“No such thing as a free lunch,” they say. And that’s especially true for money. Even when a loan has a low interest rate, it may have an origination fee.
Also called processing fees, or administrative fees, these are basically just ways for the lender to make a little more money.
Origination fees can range from 1% to 10% of the total loan, and there are two ways lenders charge origination fees.
You should be aware of which way you’re being charged. It could impact how much you borrow, or if you borrow at all.
Origination as Part of APR
Sometimes when a lender charges you an origination fee, it’s wrapped up into the monthly payment.
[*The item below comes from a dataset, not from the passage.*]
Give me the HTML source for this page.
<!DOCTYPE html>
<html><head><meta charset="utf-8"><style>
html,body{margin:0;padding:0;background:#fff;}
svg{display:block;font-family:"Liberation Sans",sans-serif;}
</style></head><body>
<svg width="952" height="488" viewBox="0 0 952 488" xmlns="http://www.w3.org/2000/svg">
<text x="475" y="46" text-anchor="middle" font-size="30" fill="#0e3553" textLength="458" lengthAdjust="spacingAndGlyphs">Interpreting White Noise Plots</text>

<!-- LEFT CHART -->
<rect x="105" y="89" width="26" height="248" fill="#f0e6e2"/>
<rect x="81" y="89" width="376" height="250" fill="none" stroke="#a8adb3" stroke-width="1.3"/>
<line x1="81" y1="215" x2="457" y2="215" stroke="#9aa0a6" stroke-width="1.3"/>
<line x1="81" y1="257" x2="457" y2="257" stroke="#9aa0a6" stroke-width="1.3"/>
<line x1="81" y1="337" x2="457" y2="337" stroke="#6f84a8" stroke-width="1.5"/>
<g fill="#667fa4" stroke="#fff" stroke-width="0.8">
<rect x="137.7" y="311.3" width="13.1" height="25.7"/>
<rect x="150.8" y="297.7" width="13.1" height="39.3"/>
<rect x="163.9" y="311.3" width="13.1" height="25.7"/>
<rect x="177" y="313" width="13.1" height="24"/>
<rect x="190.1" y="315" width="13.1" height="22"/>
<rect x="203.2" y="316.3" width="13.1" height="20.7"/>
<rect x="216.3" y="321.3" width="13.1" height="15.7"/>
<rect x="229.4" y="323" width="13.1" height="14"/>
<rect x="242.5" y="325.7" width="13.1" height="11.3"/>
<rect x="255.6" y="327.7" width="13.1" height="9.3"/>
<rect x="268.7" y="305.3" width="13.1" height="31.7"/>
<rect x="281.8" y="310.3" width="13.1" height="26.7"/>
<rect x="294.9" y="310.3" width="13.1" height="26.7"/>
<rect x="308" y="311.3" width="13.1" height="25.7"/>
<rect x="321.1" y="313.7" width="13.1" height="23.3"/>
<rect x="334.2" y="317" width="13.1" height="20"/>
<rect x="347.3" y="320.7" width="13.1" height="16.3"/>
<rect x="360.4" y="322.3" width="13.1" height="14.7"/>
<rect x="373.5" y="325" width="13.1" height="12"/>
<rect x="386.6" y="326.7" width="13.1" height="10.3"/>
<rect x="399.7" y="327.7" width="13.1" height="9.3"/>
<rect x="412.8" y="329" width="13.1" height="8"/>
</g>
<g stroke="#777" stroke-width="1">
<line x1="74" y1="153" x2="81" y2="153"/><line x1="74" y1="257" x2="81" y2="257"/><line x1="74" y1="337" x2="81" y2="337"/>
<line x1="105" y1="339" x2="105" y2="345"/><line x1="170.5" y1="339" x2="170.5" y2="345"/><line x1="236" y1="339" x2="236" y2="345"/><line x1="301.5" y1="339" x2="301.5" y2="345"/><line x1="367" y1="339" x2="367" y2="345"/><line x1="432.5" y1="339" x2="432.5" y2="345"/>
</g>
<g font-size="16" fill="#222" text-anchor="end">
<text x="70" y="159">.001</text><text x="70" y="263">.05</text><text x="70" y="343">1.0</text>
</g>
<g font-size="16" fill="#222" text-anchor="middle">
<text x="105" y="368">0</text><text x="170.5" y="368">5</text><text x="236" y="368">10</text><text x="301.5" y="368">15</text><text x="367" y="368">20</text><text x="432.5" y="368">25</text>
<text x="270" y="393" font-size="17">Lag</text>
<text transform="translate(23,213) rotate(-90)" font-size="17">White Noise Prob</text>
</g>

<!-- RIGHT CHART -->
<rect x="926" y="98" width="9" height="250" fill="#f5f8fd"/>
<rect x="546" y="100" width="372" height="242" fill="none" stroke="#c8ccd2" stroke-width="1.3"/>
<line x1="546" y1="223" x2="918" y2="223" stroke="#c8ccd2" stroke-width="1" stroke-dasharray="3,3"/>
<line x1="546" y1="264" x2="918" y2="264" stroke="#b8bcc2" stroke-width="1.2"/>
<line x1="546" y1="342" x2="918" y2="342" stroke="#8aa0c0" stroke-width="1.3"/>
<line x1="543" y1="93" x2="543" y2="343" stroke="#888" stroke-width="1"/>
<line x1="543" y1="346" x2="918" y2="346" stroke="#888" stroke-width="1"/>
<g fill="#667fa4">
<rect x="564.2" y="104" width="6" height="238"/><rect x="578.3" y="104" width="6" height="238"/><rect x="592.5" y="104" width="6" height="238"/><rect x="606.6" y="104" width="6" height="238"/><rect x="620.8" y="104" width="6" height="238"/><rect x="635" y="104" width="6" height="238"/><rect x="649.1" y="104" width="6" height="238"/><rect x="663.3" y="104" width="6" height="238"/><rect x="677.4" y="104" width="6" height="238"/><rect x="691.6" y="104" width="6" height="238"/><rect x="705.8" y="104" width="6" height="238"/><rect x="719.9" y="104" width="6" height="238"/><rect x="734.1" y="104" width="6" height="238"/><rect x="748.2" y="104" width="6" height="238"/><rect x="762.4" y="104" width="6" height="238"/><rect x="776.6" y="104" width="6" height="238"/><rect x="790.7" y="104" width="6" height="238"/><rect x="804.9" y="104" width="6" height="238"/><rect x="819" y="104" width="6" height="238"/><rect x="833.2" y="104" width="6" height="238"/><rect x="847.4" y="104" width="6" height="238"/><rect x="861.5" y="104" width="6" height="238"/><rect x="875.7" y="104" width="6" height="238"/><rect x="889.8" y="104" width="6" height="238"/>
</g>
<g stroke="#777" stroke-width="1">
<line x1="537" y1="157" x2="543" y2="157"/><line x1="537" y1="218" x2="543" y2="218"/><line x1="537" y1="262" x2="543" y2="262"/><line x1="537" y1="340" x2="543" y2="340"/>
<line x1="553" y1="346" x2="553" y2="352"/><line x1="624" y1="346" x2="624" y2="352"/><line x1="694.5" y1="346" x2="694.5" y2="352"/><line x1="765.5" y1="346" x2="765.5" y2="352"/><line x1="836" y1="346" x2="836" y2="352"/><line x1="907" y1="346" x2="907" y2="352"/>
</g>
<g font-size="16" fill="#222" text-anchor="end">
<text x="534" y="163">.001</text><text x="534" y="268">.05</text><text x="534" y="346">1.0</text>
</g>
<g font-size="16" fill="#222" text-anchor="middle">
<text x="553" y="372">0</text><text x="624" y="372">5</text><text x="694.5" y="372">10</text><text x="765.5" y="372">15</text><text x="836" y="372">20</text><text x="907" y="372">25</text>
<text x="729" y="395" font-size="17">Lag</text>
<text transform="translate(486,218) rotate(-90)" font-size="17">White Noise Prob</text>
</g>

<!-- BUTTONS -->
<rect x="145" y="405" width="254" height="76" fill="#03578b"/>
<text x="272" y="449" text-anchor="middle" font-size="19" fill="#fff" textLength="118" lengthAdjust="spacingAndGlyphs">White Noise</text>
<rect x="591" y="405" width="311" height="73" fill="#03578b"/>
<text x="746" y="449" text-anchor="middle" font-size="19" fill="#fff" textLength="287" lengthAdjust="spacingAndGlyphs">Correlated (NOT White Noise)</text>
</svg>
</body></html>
This is usually the case for mortgages. You never actually pay a bill marked “origination fee” because it’s part of your escrow, monthly payment, and mortgage insurance bill.
Origination Upfront
The other way origination is charged is right up front, and this is the case in most personal loans. In these cases, if you borrow $10,000, and there’s a 10% origination fee, you’re actually only going to get $9,000.
That means if you needed that $10,000 exactly, to pay a specific bill or for debt consolidation, and they charge an origination fee, then you actually need to borrow more than the $10,000.
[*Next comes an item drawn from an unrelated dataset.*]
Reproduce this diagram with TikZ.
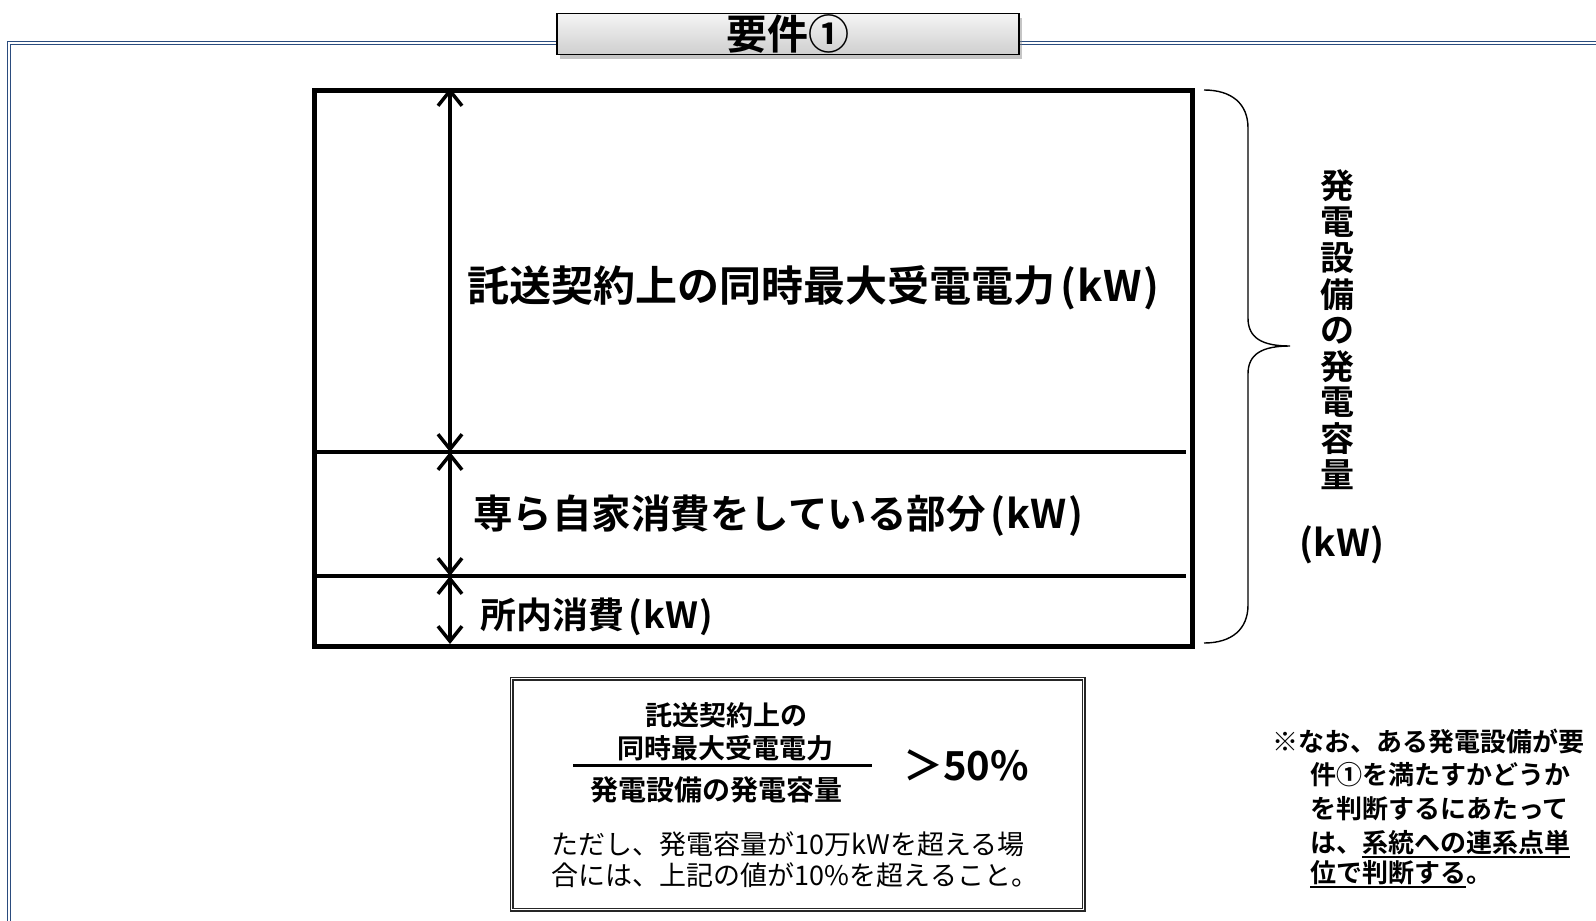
\documentclass[tikz,border=0pt]{standalone}
\usepackage{fontspec}
\setmainfont{Noto Sans CJK JP}[BoldFont={Noto Sans CJK JP Bold}]
\usetikzlibrary{arrows.meta,shadows}
\definecolor{framecol}{HTML}{2B4C7E}
\newcommand\myul[1]{\setbox0\hbox{#1}\rlap{\rule[-6pt]{\wd0}{1.8pt}}\box0}
\newcommand\fsz[1]{\fontsize{#1}{#1}\selectfont}
\newcommand\kwpar{\hspace{0.12em}(\hspace{0.04em}kW\hspace{0.04em})}
\begin{document}
\begin{tikzpicture}[x=1pt,y=-1pt,
  frame/.style={draw=framecol, double=white, line width=1.4pt, double distance=1.3pt},
  titlebox/.style={draw=black, line width=1.5pt, top color=gray!8, bottom color=gray!38,
    drop shadow={opacity=0.45,shadow xshift=3pt,shadow yshift=-4pt},
    minimum width=462pt, minimum height=41pt, inner sep=0pt},
  mainbox/.style={draw, line width=4.5pt, inner sep=0pt, anchor=north west},
  divider/.style={line width=4pt},
  dimarrow/.style={line width=3.5pt, line cap=round,
    {Straight Barb[length=15pt,width=24pt]}-{Straight Barb[length=15pt,width=24pt]}},
  bigtext/.style={anchor=west, inner sep=0pt},
  bracestyle/.style={line width=1.4pt},
  vchar/.style={font=\bfseries\fsz{34}, inner sep=0pt},
  fracpart/.style={font=\bfseries\fsz{27}, inner sep=0pt},
  notetext/.style={font=\bfseries\fsz{26}, anchor=base west, inner sep=0pt},
  formbox/.style={draw=black!85, double=white, line width=1.2pt, double distance=1.6pt,
    inner sep=0pt, anchor=north west}
]
\useasboundingbox (0,0) rectangle (1596,921);
\clip (0,0) rectangle (1596,921);
\fill[white] (0,0) rectangle (1596,921);

% outer frame
\draw[frame] (9,43) rectangle (1660,980);

% title
\node[titlebox] (title) at (788,34) {\bfseries\fsz{41}要件①};

% main box
\node[mainbox, minimum width=878pt, minimum height=556pt] (box) at (312,88) {};
\coordinate (d1l) at (312,452);
\coordinate (d1r) at (1186,452);
\coordinate (d2l) at (312,576);
\coordinate (d2r) at (1186,576);
\draw[divider] (d1l) -- (d1r);
\draw[divider] (d2l) -- (d2r);

% arrows
\coordinate (a0) at (450,88);
\coordinate (a1) at (450,452);
\coordinate (a2) at (450,576);
\coordinate (a3) at (450,644);
\draw[dimarrow] (a0) -- (a1);
\draw[dimarrow] (a1) -- (a2);
\draw[dimarrow] (a2) -- (a3);

% texts in box
\node[bigtext, font=\bfseries\fsz{42}] (t1) at (467,288) {託送契約上の同時最大受電電力\kwpar};
\node[bigtext, font=\bfseries\fsz{39.5}] (t2) at (473,516) {専ら自家消費をしている部分\kwpar};
\node[bigtext, font=\bfseries\fsz{36}] (t3) at (480,617) {所内消費\kwpar};

% brace
\coordinate (b0) at (1204,90);
\coordinate (b1) at (1248,128);
\coordinate (b2) at (1248,318);
\coordinate (bt) at (1290,346);
\coordinate (b3) at (1248,374);
\coordinate (b4) at (1248,605);
\coordinate (b5) at (1204,643);
\draw[bracestyle] (b0) .. controls (1232,90) and (1248,104) .. (b1) -- (b2)
  .. controls (1248,338) and (1262,346) .. (bt)
  .. controls (1262,346) and (1248,354) .. (b3) -- (b4)
  .. controls (1248,629) and (1232,643) .. (b5);

% vertical label
\foreach \c [count=\i from 0] in {発,電,設,備,の,発,電,容,量} {
  \node[vchar] (v\i) at (1337,{186+36.1*\i}) {\c};
}
\node[font=\bfseries\fsz{37}, inner sep=0pt] (vkw) at (1342,545) {(kW)};

% formula box
\node[formbox, minimum width=572pt, minimum height=231pt] (fbox) at (511,678) {};
\node[fracpart] (n1) at (726,715) {託送契約上の};
\node[fracpart] (n2) at (725,748) {同時最大受電電力};
\coordinate (fl) at (573,765);
\coordinate (fr) at (872,765);
\draw[line width=3pt] (fl) -- (fr);
\node[fracpart, font=\bfseries\fsz{28}] (den) at (716,790) {発電設備の発電容量};
\node[font=\bfseries\fsz{40}, inner sep=0pt] (gt) at (966,765) {＞50\%};
\node[font=\fontsize{27}{31}\selectfont, align=left, inner sep=0pt] (cond) at (795,860)
  {ただし、発電容量が10万kWを超える場\\合には、上記の値が10\%を超えること。};

% note
\node[notetext] (nt1) at (1272,751) {※なお、ある発電設備が要};
\node[notetext] (nt2) at (1310,784) {件①を満たすかどうか};
\node[notetext] (nt3) at (1310,818) {を判断するにあたって};
\node[notetext] (nt4) at (1310,852) {は、\myul{系統への連系点単}};
\node[notetext] (nt5) at (1310,882) {\myul{位で判断する}。};
\end{tikzpicture}
\end{document}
Should I Avoid Loans with Origination Fees?
That’s a matter of perspective. In my experience, most loans that don’t have origination fees make up that money by charging a higher interest rate.
That’s why it’s important to ask every lender, “What’s my bottom line monthly payment?” and “How much money will I receive?” If they can’t answer those two questions, walk away. After they do answer, make the decision that’s best for your expenses and income.